┌─ STORED RECORDS

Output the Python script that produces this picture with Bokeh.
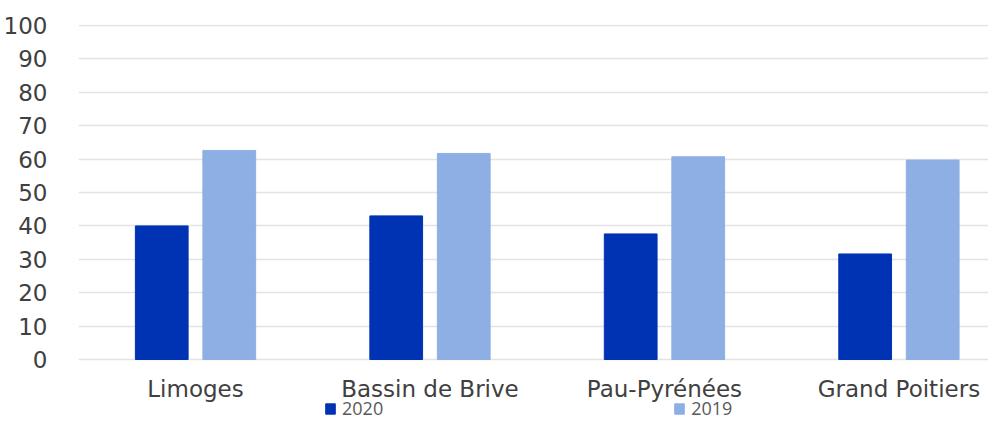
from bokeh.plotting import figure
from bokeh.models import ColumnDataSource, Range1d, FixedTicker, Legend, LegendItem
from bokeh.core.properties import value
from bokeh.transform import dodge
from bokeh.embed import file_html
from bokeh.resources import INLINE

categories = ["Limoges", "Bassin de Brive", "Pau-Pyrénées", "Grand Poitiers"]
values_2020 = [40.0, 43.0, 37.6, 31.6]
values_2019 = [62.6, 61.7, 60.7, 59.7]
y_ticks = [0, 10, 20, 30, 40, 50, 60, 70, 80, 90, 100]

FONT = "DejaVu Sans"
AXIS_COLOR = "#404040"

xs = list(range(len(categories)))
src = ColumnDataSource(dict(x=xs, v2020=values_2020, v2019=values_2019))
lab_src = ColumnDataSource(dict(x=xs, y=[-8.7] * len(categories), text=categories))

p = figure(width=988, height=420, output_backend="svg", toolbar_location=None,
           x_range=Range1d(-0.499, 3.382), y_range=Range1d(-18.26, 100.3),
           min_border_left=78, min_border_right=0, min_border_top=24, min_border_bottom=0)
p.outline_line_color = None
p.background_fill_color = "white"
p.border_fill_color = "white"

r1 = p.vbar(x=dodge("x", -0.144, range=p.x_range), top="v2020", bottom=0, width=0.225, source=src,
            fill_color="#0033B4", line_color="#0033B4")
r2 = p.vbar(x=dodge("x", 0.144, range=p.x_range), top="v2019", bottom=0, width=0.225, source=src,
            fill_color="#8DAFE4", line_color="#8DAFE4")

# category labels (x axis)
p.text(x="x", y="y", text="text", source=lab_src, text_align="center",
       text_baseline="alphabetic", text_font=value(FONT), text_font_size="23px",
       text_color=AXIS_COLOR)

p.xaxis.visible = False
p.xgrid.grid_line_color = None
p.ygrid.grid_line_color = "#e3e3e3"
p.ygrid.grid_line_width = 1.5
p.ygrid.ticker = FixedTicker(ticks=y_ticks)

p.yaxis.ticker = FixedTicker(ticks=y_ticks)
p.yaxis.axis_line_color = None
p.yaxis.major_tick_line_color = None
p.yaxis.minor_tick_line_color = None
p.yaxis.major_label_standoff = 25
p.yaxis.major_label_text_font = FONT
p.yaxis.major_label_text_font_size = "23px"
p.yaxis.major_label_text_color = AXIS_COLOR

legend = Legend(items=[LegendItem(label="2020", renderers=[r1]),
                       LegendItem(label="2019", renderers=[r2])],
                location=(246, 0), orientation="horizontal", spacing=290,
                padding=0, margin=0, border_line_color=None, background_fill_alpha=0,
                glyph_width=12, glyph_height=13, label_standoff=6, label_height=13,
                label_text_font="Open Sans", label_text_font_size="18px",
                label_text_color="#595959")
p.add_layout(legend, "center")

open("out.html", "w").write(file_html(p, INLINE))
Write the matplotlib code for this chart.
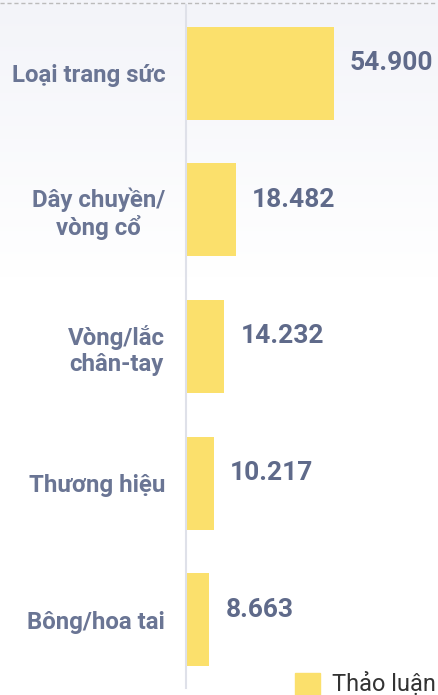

└─

# DIRECTIONS:
Locate the lines above that hold the word "this". Show every one of them.

# FINAL ANSWER:
Output the Python script that produces this picture with Bokeh.
Write the matplotlib code for this chart.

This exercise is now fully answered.